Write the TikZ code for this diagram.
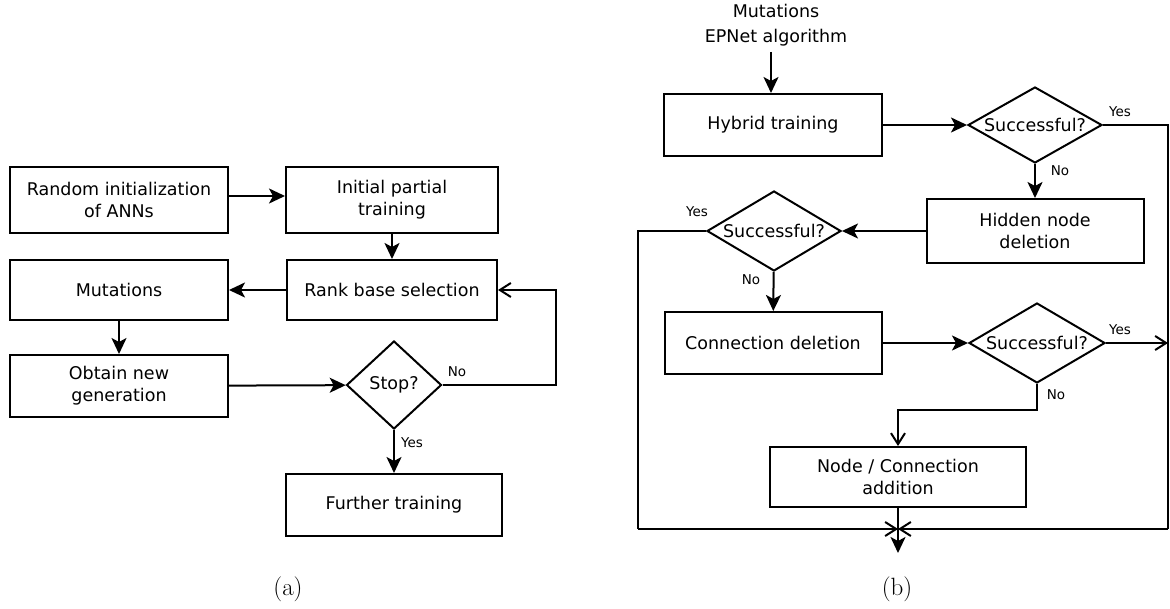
\documentclass[tikz,border=0pt]{standalone}
\usepackage{fontspec}
\newfontfamily\dv{DejaVu Sans}
\usetikzlibrary{arrows.meta,shapes.geometric}
\begin{document}
\begin{tikzpicture}[x=1pt,y=-1pt,
  box/.style={draw, line width=2pt, align=center, inner sep=2pt, font=\dv\fontsize{17.5}{22}\selectfont},
  dec/.style={draw, diamond, line width=2pt, inner sep=0pt, font=\dv\fontsize{17.5}{22}\selectfont},
  lbl/.style={font=\dv\fontsize{13.5}{16}\selectfont, inner sep=0pt},
  captxt/.style={font=\fontsize{25}{30}\selectfont, inner sep=0pt},
  arr/.style={line width=2pt, -{Stealth[length=16pt,width=15pt,inset=4pt]}},
  oarr/.style={line width=2pt, -{Straight Barb[length=11pt,width=14pt,line width=2pt]}},
  ln/.style={line width=2pt}
]
\useasboundingbox (0,0) rectangle (1170,609);
% ---------- (a) ----------
\node[box, minimum width=218pt, minimum height=66pt] (a1) at (119,200) {Random initialization\\of ANNs};
\node[box, minimum width=212pt, minimum height=66pt] (a2) at (392,200) {Initial partial\\training};
\node[box, minimum width=210pt, minimum height=60pt] (a3) at (392,290) {Rank base selection};
\node[box, minimum width=218pt, minimum height=60pt] (a4) at (119,290) {Mutations};
\node[box, minimum width=218pt, minimum height=62pt] (a5) at (119,386) {Obtain new\\generation};
\node[dec, aspect=1, minimum width=95pt, minimum height=88pt] (ds) at (394,385) {Stop?};
\node[box, minimum width=216pt, minimum height=62pt] (a6) at (394,505) {Further training};
\coordinate (ar) at (556,385);
\draw[arr] ([yshift=4pt]a1.east) -- ([yshift=4pt]a2.west);
\draw[arr] (a2) -- (a3);
\draw[arr] (a3) -- (a4);
\draw[arr] (a4) -- (a5);
\draw[arr] (a5) -- (ds);
\draw[oarr] (ds.east) -- (ar) |- (a3.east);
\draw[arr] (ds) -- (a6);
\node[lbl] (ano) at (457,372) {No};
\node[lbl] (ayes) at (412,443) {Yes};
\node[captxt] (capa) at (288,589) {(a)};
% ---------- (b) ----------
\node[font=\dv\fontsize{17.5}{25}\selectfont, align=center, inner sep=0pt] (t) at (776,25) {Mutations\\EPNet algorithm};
\node[box, minimum width=218pt, minimum height=62pt] (b1) at (773,125) {Hybrid training};
\node[dec, aspect=1.7, minimum width=134pt, minimum height=76pt] (d1) at (1035,125) {Successful?};
\node[box, minimum width=217pt, minimum height=64pt] (b2) at (1035,231) {Hidden node\\deletion};
\node[dec, aspect=1.7, minimum width=134pt, minimum height=80pt] (d2) at (774,231) {Successful?};
\node[box, minimum width=217pt, minimum height=62pt] (b3) at (773,343) {Connection deletion};
\node[dec, aspect=1.7, minimum width=136pt, minimum height=80pt] (d3) at (1037,343) {Successful?};
\node[box, minimum width=256pt, minimum height=60pt] (b4) at (898,477) {Node / Connection\\addition};
\coordinate (ts) at (771,52);
\coordinate (r1) at (1168,125);
\coordinate (r2) at (1168,529);
\coordinate (l1) at (638,231);
\coordinate (l2) at (638,529);
\coordinate (j) at (898,529);
\coordinate (bot) at (898,553);
\coordinate (y3) at (1168,343);
\coordinate (n3) at (1037,410);
\draw[arr] (ts) -- (b1.north -| ts);
\draw[arr] (b1) -- (d1);
\draw[ln] (d1.east) -- (r1) -- (r2);
\draw[oarr] (r2) -- (j);
\draw[arr] (d1) -- (b2);
\draw[arr] (b2) -- (d2);
\draw[ln] (d2.west) -- (l1) -- (l2);
\draw[oarr] (l2) -- (j);
\draw[arr] (d2) -- (b3);
\draw[arr] (b3) -- (d3);
\draw[oarr] (d3.east) -- (y3);
\draw[oarr] (d3.south) -- (n3) -| (b4.north);
\draw[arr] (b4.south) -- (bot);
\node[lbl] (y1) at (1120,112) {Yes};
\node[lbl] (n1) at (1060,171) {No};
\node[lbl] (y2) at (697,212) {Yes};
\node[lbl] (n2) at (751,280) {No};
\node[lbl] (y3l) at (1120,330) {Yes};
\node[lbl] (n3l) at (1056,395) {No};
\node[captxt] (capb) at (897,589) {(b)};
\end{tikzpicture}
\end{document}
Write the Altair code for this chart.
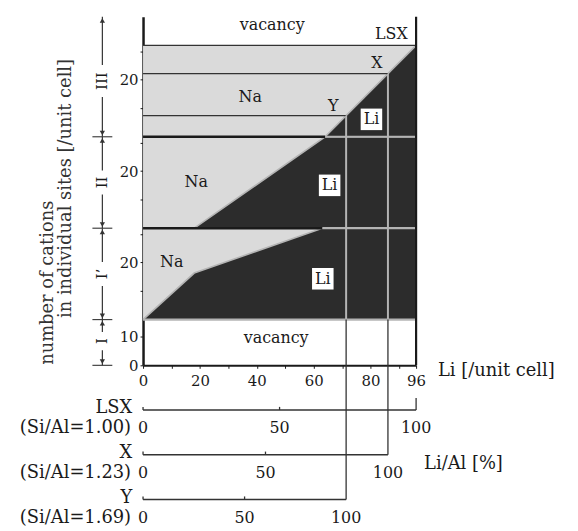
import altair as alt
import pandas as pd

FONT = "DejaVu Serif"
INK = "#1a1a1a"
NA_FILL = "#dadada"
LI_FILL = "#2c2c2c"
LIGHT = "#b4b4b4"

# ---------------- data ----------------
# cation sites (counts per unit cell, stacked)
region_names = ["I", "I\u2019", "II", "III"]
region_lo = [0, 16, 48, 80]
region_hi = [16, 48, 80, 122]
region_label_y = [8.5, 32, 64, 99.5]
site_cap_top = [16, 48, 80, 112]

# zeolites
zeolites = ["LSX", "X", "Y"]
si_al = ["(Si/Al=1.00)", "(Si/Al=1.23)", "(Si/Al=1.69)"]
al_per_cell = [96, 86.1, 71.4]          # Li at 100 % exchange
fill_top = [112, 102.1, 87.4]           # total occupancy top in site III

# Li boundary in each site block
li_Ip_x = [0, 18, 63, 96]
li_Ip_y = [16, 32.3, 48, 48]
li_II_x = [18, 64, 96]
li_II_y = [48, 80, 80]
li_III_x = [64, 96]
li_III_y = [80, 112]

# axis ticks
xtick_values = [0, 10, 20, 30, 40, 50, 60, 70, 80, 90, 96]
xtick_shown = [0, 20, 40, 60, 80, 96]
ytick_values = [0, 10, 26, 36, 46, 58, 68, 78, 90, 100, 110]
ytick_labels = {0: "0", 10: "10", 36: "20", 68: "20", 100: "20"}

# secondary Li/Al [%] axes (vertical placement in y-units below 0)
sec_axis_y = [-15.65, -31.3, -47.0]
sec_label_y = [-22.0, -37.6, -53.4]
sec_pct = [0, 50, 100]

# in-plot labels
txt_text = ["vacancy", "vacancy", "Na", "Na", "Na", "LSX", "X", "Y"]
txt_x = [45.4, 46.8, 37.7, 18.7, 10.1, 87.3, 82.2, 66.9]
txt_y = [119.0, 9.4, 93.9, 64.3, 36.2, 116.0, 105.7, 90.8]
li_box_x = [80.3, 65.6, 63.2]
li_box_y = [86.1, 63.0, 30.3]

# ---------------- scales / axes ----------------
W, H = 275, 351
xs = alt.Scale(domain=[0, 96], nice=False, zero=False)
ys = alt.Scale(domain=[0, 122], nice=False, zero=False)

label_expr_x = "indexof([" + ",".join(str(v) for v in xtick_shown) + "], datum.value) >= 0 ? datum.label : ''"
label_expr_y = " : ".join(f"datum.value == {k} ? '{v}'" for k, v in ytick_labels.items()) + " : ''"
x_axis = alt.Axis(
    values=xtick_values, labelExpr=label_expr_x, title=None, grid=False,
    tickSize=3, tickColor=INK, domainColor=INK, domainWidth=2,
    labelFont=FONT, labelFontSize=15, labelColor=INK, labelPadding=5,
    labelFlush=False, labelOverlap=False)
y_axis = alt.Axis(
    values=ytick_values, labelExpr=label_expr_y, title=None, grid=False,
    tickSize=3, tickColor=INK, domainColor=INK, domainWidth=2.5,
    labelFont=FONT, labelFontSize=15, labelColor=INK, labelPadding=2,
    labelFlush=False, labelOverlap=False)


def X(f="x"):
    return alt.X(f"{f}:Q", scale=xs, axis=x_axis)


def Y(f="y"):
    return alt.Y(f"{f}:Q", scale=ys, axis=y_axis, stack=None)


# ---------------- Na background blocks ----------------
na_df = pd.DataFrame({
    "x": [0] * 3, "x2": [96] * 3,
    "y": region_lo[1:], "y2": site_cap_top[1:],
})
na_layer = alt.Chart(na_df).mark_rect(color=NA_FILL).encode(
    x=X(), x2="x2:Q", y=Y(), y2="y2:Q")

# ---------------- Li dark areas ----------------
rows = []
for name, xs_, ys_, base in [("Ip", li_Ip_x, li_Ip_y, 16), ("II", li_II_x, li_II_y, 48),
                             ("III", li_III_x, li_III_y, 80)]:
    for a, b in zip(xs_, ys_):
        rows.append({"g": name, "x": a, "y": b, "y2": base})
li_df = pd.DataFrame(rows)
li_layer = alt.Chart(li_df).mark_area(color=LI_FILL, interpolate="linear").encode(
    x=X(), y=Y(), y2="y2:Q", detail="g:N")

# Li boundary light lines
li_line = alt.Chart(li_df).mark_line(color=LIGHT, strokeWidth=1.6).encode(
    x=X(), y=Y(), detail="g:N")

# ---------------- horizontal lines ----------------
h_rows = [
    # light lines inside the dark Li area
    {"x": 0, "x2": 96, "y": 16, "c": LIGHT, "w": 2.2},
    {"x": li_Ip_x[2], "x2": 96, "y": 48, "c": LIGHT, "w": 2.2},
    {"x": li_II_x[1], "x2": 96, "y": 80, "c": LIGHT, "w": 2.2},
    # dark boundary lines
    {"x": 0, "x2": li_Ip_x[2], "y": 48, "c": INK, "w": 2.4},
    {"x": 0, "x2": li_II_x[1], "y": 80, "c": INK, "w": 2.4},
]
for a, t in zip(al_per_cell, fill_top):
    h_rows.append({"x": 0, "x2": a, "y": t, "c": "#333333", "w": 1.4})
h_df = pd.DataFrame(h_rows)
h_layer = alt.Chart(h_df).mark_rule().encode(
    x=X(), x2="x2:Q", y=Y(),
    color=alt.Color("c:N", scale=None), strokeWidth=alt.StrokeWidth("w:Q", scale=None))

# ---------------- vertical lines ----------------
v_rows = [{"x": 96, "y": 0, "y2": 122, "c": INK, "w": 2.2}]
for a, t, sy in zip(al_per_cell[1:], fill_top[1:], sec_axis_y[1:]):
    v_rows.append({"x": a, "y": 16, "y2": t, "c": LIGHT, "w": 2.0})
    v_rows.append({"x": a, "y": sy, "y2": 16, "c": "#333333", "w": 1.3})
# upward end/mid ticks of the secondary axes
for a, sy in zip(al_per_cell, sec_axis_y):
    for p in sec_pct[:2]:
        v_rows.append({"x": a * p / 100, "y": sy, "y2": sy + 1.1, "c": "#333333", "w": 1.3})
v_rows.append({"x": al_per_cell[0], "y": sec_axis_y[0], "y2": sec_axis_y[0] + 4.2, "c": "#333333", "w": 1.3})
v_df = pd.DataFrame(v_rows)
v_layer = alt.Chart(v_df).mark_rule().encode(
    x=X(), y=Y(), y2="y2:Q",
    color=alt.Color("c:N", scale=None), strokeWidth=alt.StrokeWidth("w:Q", scale=None))

# secondary axis lines
sec_df = pd.DataFrame({"x": [0] * 3, "x2": al_per_cell, "y": sec_axis_y})
sec_layer = alt.Chart(sec_df).mark_rule(color="#333333", strokeWidth=1.5).encode(
    x=X(), x2="x2:Q", y=Y())

# secondary tick labels
sl_rows = []
for a, ly in zip(al_per_cell, sec_label_y):
    for p in sec_pct:
        sl_rows.append({"x": a * p / 100, "y": ly, "t": str(p)})
sl_df = pd.DataFrame(sl_rows)
sl_layer = alt.Chart(sl_df).mark_text(font=FONT, fontSize=16, color=INK).encode(
    x=X(), y=Y(), text="t:N")

# zeolite names and Si/Al
zn_df = pd.DataFrame({"x": [-3.8] * 3, "y": [s + 0.6 for s in sec_axis_y], "t": zeolites})
zs_df = pd.DataFrame({"x": [-4.2] * 3, "y": sec_label_y, "t": si_al})
zn_layer = alt.Chart(zn_df).mark_text(font=FONT, fontSize=18, color=INK, align="right").encode(
    x=X(), y=Y(), text="t:N")
zs_layer = alt.Chart(zs_df).mark_text(font=FONT, fontSize=18, color=INK, align="right").encode(
    x=X(), y=Y(), text="t:N")

# axis titles on right
at_df = pd.DataFrame({"x": [103.7, 98.8], "y": [-2.1, -34.4], "t": ["Li [/unit cell]", "Li/Al [%]"]})
at_layer = alt.Chart(at_df).mark_text(font=FONT, fontSize=18, color=INK, align="left").encode(
    x=X(), y=Y(), text="t:N")

# ---------------- in-plot labels ----------------
txt_df = pd.DataFrame({"x": txt_x, "y": txt_y, "t": txt_text})
txt_layer = alt.Chart(txt_df).mark_text(font=FONT, fontSize=16, color=INK).encode(
    x=X(), y=Y(), text="t:N")

lb_df = pd.DataFrame({"x": li_box_x, "y": li_box_y, "t": ["Li"] * 3})
lb_box = alt.Chart(lb_df).mark_point(shape="square", filled=True, color="white", size=470, opacity=1).encode(
    x=X(), y=Y())
lb_txt = alt.Chart(lb_df).mark_text(font=FONT, fontSize=16, color=INK).encode(
    x=X(), y=Y(), text="t:N")

# ---------------- site bracket ----------------
BX = -14.3
gap = [3.2, 4.2, 4.2, 5.6]
b_rows = []
for lo, hi, c, g in zip(region_lo, region_hi, region_label_y, gap):
    b_rows.append({"y": lo, "y2": c - g})
    b_rows.append({"y": c + g, "y2": hi})
b_df = pd.DataFrame(b_rows).assign(x=BX)
b_layer = alt.Chart(b_df).mark_rule(color="#333333", strokeWidth=1.2).encode(
    x=X(), y=Y(), y2="y2:Q")

cross_df = pd.DataFrame({"y": region_lo, "x": [BX - 3.5] * 4, "x2": [BX + 3.5] * 4})
cross_layer = alt.Chart(cross_df).mark_rule(color="#333333", strokeWidth=1.1).encode(
    x=X(), x2="x2:Q", y=Y())

ar_rows = []
for lo in region_lo:
    ar_rows.append({"x": BX, "y": lo + 1.3, "s": "triangle-down"})
    if lo > 0:
        ar_rows.append({"x": BX, "y": lo - 1.3, "s": "triangle-up"})
ar_rows.append({"x": BX, "y": region_hi[-1] - 1.3, "s": "triangle-up"})
ar_df = pd.DataFrame(ar_rows)
ar_layer = alt.Chart(ar_df).mark_point(filled=True, color="#333333", size=28, opacity=1).encode(
    x=X(), y=Y(), shape=alt.Shape("s:N", scale=None))

rl_df = pd.DataFrame({"x": [BX] * 4, "y": region_label_y, "t": region_names})
rl_layer = alt.Chart(rl_df).mark_text(font=FONT, fontSize=15, color=INK, angle=270).encode(
    x=X(), y=Y(), text="t:N")

# y title (two rotated lines)
yt_df = pd.DataFrame({"x": [-33.5, -26.9], "y": [28.9, 61.9],
                      "t": ["number of cations", "in individual sites [/unit cell]"]})
yt_layer = alt.Chart(yt_df).mark_text(font=FONT, fontSize=18, color="#333333", angle=270).encode(
    x=X(), y=Y(), text="t:N")

chart = alt.layer(
    na_layer, li_layer, li_line, h_layer, v_layer, sec_layer, sl_layer,
    zn_layer, zs_layer, at_layer, txt_layer, lb_box, lb_txt,
    b_layer, cross_layer, ar_layer, rl_layer, yt_layer,
).properties(
    width=W, height=H,
    autosize=alt.AutoSizeParams(type="none"),
    padding={"left": 136, "top": 7, "right": 155, "bottom": 165},
).configure_view(stroke=None)

chart.save("out.html", embed_options={"renderer": "svg", "actions": False})
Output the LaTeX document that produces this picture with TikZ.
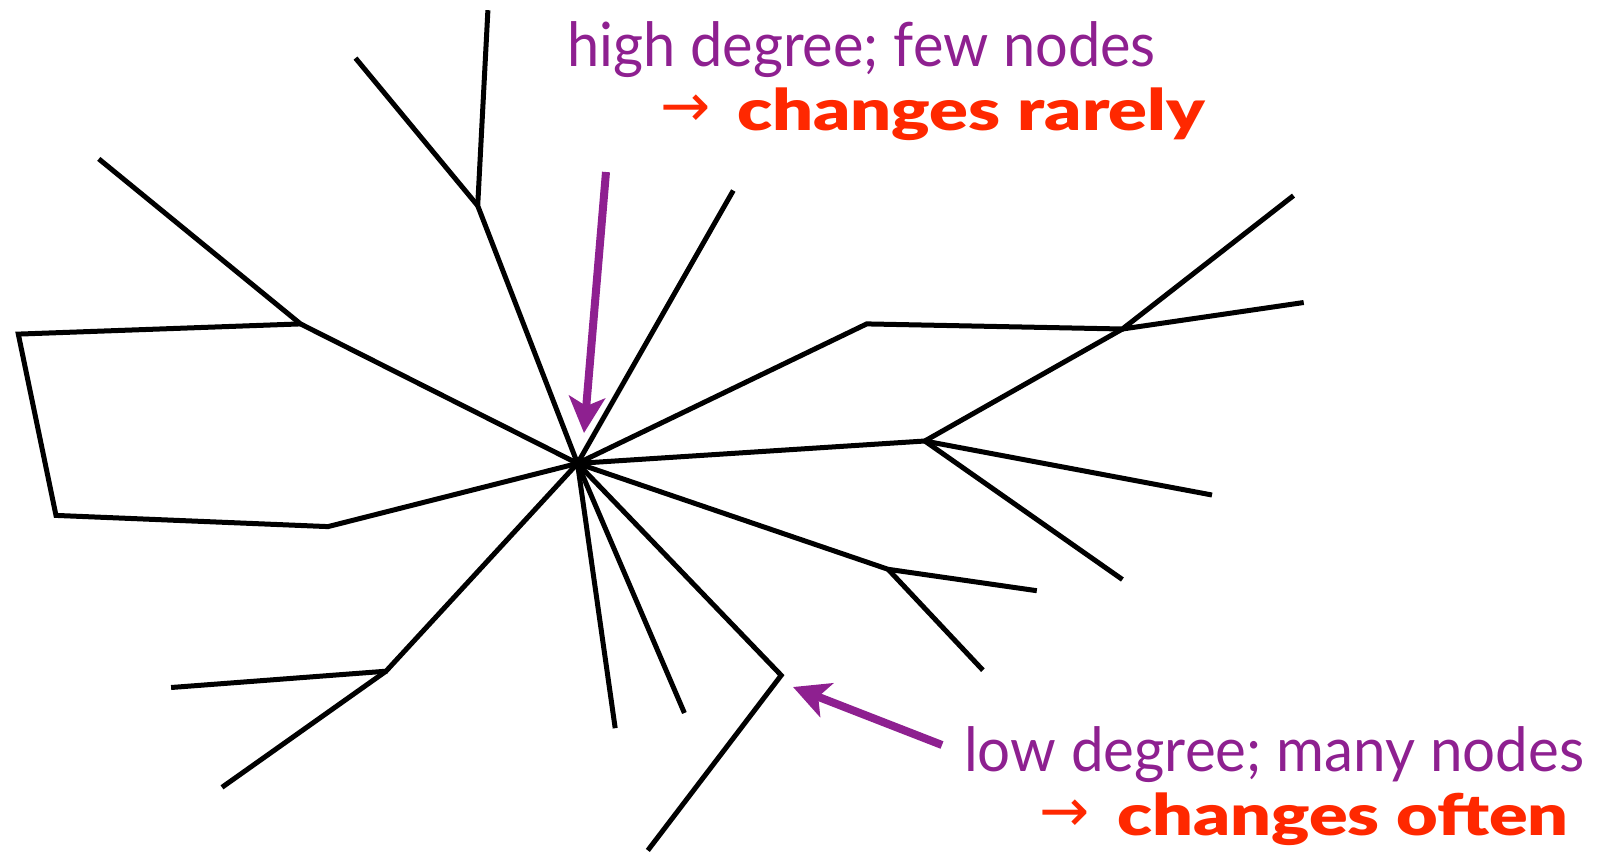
\documentclass[tikz,border=0pt]{standalone}
\usepackage{fontspec}
\setmainfont{Lato}
\newfontfamily\heavy{Lato Black}
\newfontfamily\arrfont{DejaVu Sans}
\usetikzlibrary{arrows.meta}
\definecolor{ppl}{RGB}{142,32,144}
\definecolor{rd}{RGB}{255,40,0}
\tikzset{
  edge/.style={line width=5pt, black, line join=miter},
  pointer/.style={line width=8pt, ppl, -{Stealth[length=36pt,width=36pt,inset=9pt]}},
  lbl/.style={inner sep=0pt, anchor=base west, text=ppl, font=\fontsize{61}{66}\selectfont},
  hot/.style={inner sep=0pt, anchor=base west, text=rd, font=\fontsize{57}{62}\heavy},
  harr/.style={inner sep=0pt, anchor=base west, text=rd, font=\fontsize{60}{64}\arrfont},
}
\begin{document}
\begin{tikzpicture}[x=1pt,y=-1pt]
\useasboundingbox (0,0) rectangle (1597,852);
\coordinate (c) at (577.5,463.4);
\coordinate (a1) at (477.7,205.7);
\coordinate (a1t) at (487.9,10.2);
\coordinate (a1l) at (355.5,58.1);
\coordinate (b) at (300.5,323.9);
\coordinate (bt) at (98.8,158.9);
\coordinate (p1) at (18.3,334.1);
\coordinate (p2) at (56,515.4);
\coordinate (p3) at (328,526.6);
\coordinate (u) at (733.3,190.5);
\coordinate (r1) at (866.7,323.9);
\coordinate (r2) at (1122.4,329);
\coordinate (r2a) at (1293.5,195.6);
\coordinate (r2b) at (1303.7,302.5);
\coordinate (m) at (924.8,441);
\coordinate (ma) at (1212,495);
\coordinate (mb) at (1122.4,579.5);
\coordinate (n) at (888.1,569.3);
\coordinate (na) at (1036.8,590.7);
\coordinate (nb) at (982.9,670.2);
\coordinate (k) at (781.2,675.3);
\coordinate (kb) at (647.8,850.4);
\coordinate (d1) at (684.4,713);
\coordinate (d2) at (615.2,728.2);
\coordinate (l) at (386,671.2);
\coordinate (la) at (171.1,687.5);
\coordinate (lb) at (222,787.3);

\draw[edge] (c) -- (a1) -- (a1t);
\draw[edge] (a1) -- (a1l);
\draw[edge] (bt) -- (b) -- (c);
\draw[edge] (b) -- (p1) -- (p2) -- (p3) -- (c);
\draw[edge] (c) -- (u);
\draw[edge] (c) -- (r1) -- (r2) -- (r2a);
\draw[edge] (r2) -- (r2b);
\draw[edge] (r2) -- (m);
\draw[edge] (c) -- (m) -- (ma);
\draw[edge] (m) -- (mb);
\draw[edge] (c) -- (n) -- (na);
\draw[edge] (n) -- (nb);
\draw[edge] (c) -- (k) -- (kb);
\draw[edge] (c) -- (d1);
\draw[edge] (c) -- (d2);
\draw[edge] (c) -- (l) -- (la);
\draw[edge] (l) -- (lb);

\coordinate (s1) at (606,172);
\coordinate (t1) at (584,433);
\coordinate (s2) at (942,745);
\coordinate (t2) at (793,687);
\draw[pointer] (s1) -- (t1);
\draw[pointer] (s2) -- (t2);

\node[lbl] (hd) at (567,66) {\scalebox{0.946}[1]{high degree; few nodes}};
\node[harr] (ha) at (660,126) {→};
\node[hot] (cr) at (737,130) {\scalebox{1.265}[1]{changes rarely}};
\node[lbl] (ld) at (964,771) {\scalebox{0.955}[1]{low degree; many nodes}};
\node[harr] (la2) at (1039,831) {→};
\node[hot] (co) at (1117,835) {\scalebox{1.26}[1]{changes often}};
\end{tikzpicture}
\end{document}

--*--

## Given exercise
Every line from the one containing "Write the Altair code for this chart." to the one containing "ys = alt.Scale(domain=[0, 122], nice=False, zero=False)" should be output exactly, both ends included. Nothing else goes in, and no pictures either.

## Exercise answer
Write the Altair code for this chart.
import altair as alt
import pandas as pd

FONT = "DejaVu Serif"
INK = "#1a1a1a"
NA_FILL = "#dadada"
LI_FILL = "#2c2c2c"
LIGHT = "#b4b4b4"

# ---------------- data ----------------
# cation sites (counts per unit cell, stacked)
region_names = ["I", "I\u2019", "II", "III"]
region_lo = [0, 16, 48, 80]
region_hi = [16, 48, 80, 122]
region_label_y = [8.5, 32, 64, 99.5]
site_cap_top = [16, 48, 80, 112]

# zeolites
zeolites = ["LSX", "X", "Y"]
si_al = ["(Si/Al=1.00)", "(Si/Al=1.23)", "(Si/Al=1.69)"]
al_per_cell = [96, 86.1, 71.4]          # Li at 100 % exchange
fill_top = [112, 102.1, 87.4]           # total occupancy top in site III

# Li boundary in each site block
li_Ip_x = [0, 18, 63, 96]
li_Ip_y = [16, 32.3, 48, 48]
li_II_x = [18, 64, 96]
li_II_y = [48, 80, 80]
li_III_x = [64, 96]
li_III_y = [80, 112]

# axis ticks
xtick_values = [0, 10, 20, 30, 40, 50, 60, 70, 80, 90, 96]
xtick_shown = [0, 20, 40, 60, 80, 96]
ytick_values = [0, 10, 26, 36, 46, 58, 68, 78, 90, 100, 110]
ytick_labels = {0: "0", 10: "10", 36: "20", 68: "20", 100: "20"}

# secondary Li/Al [%] axes (vertical placement in y-units below 0)
sec_axis_y = [-15.65, -31.3, -47.0]
sec_label_y = [-22.0, -37.6, -53.4]
sec_pct = [0, 50, 100]

# in-plot labels
txt_text = ["vacancy", "vacancy", "Na", "Na", "Na", "LSX", "X", "Y"]
txt_x = [45.4, 46.8, 37.7, 18.7, 10.1, 87.3, 82.2, 66.9]
txt_y = [119.0, 9.4, 93.9, 64.3, 36.2, 116.0, 105.7, 90.8]
li_box_x = [80.3, 65.6, 63.2]
li_box_y = [86.1, 63.0, 30.3]

# ---------------- scales / axes ----------------
W, H = 275, 351
xs = alt.Scale(domain=[0, 96], nice=False, zero=False)
ys = alt.Scale(domain=[0, 122], nice=False, zero=False)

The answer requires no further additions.